The small manufacturers, but not the least important and enthusiastic of the sector, are truly the mainstay of forest mechanisation and modernization. Their size and technical capacity is directly intertwined with the financial contribution dedicated to them. While recent years have seen the entry of new manufacturers, we also see many traditional manufacturers leaving the industry, discouraged by the lack of investment. Here we are talking not only about financial resources, but also about technical knowledge. In other parts of the world, such as Europe, USA, Canada, among others; they already commonly use the ISOBUS communication standard, which allows tractor and implement integration regardless of the brand, expanding the operation's data collection. The established, standardised market of the large manufacturers of machinery and implements in Brazil has not yet managed to massively implement ISOBUS, due to legislation and standardisation of the factories. So, imagine how late this will occur for small manufacturers.
- Large manufacturers of agricultural and forest harvesting machines.
The large manufacturers, especially those of tractors, harvesters, and forwarders, try to develop products based on the good results and added values of forest harvesting. But developing innovative solutions even with a limited market is not such an easy task, and this action is insufficient for the so desired Forest 4.0 to happen. What is necessary to understand is that the speed of market demand always runs ahead of investments, and this is aggravated in the time we are living in, the information age, the now!
So, what is the solution to overcome these challenges? There is no single action, nor a simple answer, but we believe that a greater synergy between those involved, specific study groups, universities, and specialists with adequate financial and technical resources have found the answer.

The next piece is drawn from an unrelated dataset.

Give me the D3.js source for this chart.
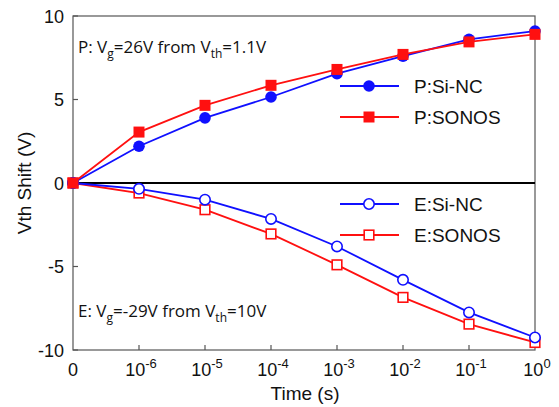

Finally, what we can observe is that the technological gap between the agricultural and forestry sectors has been narrowing every year. Part of this is due to the large investments that are occurring in the forestry sector with new plants and production expansion. Even the very competitiveness in the sector and the availability of information that we have nowadays in just a click in the palm of our hand, we can check in any sector or part of the world what is happening in terms of news and innovation, making this contribute a lot to reduce this technological gap between the two sectors, pushing the forestry sector to a new level.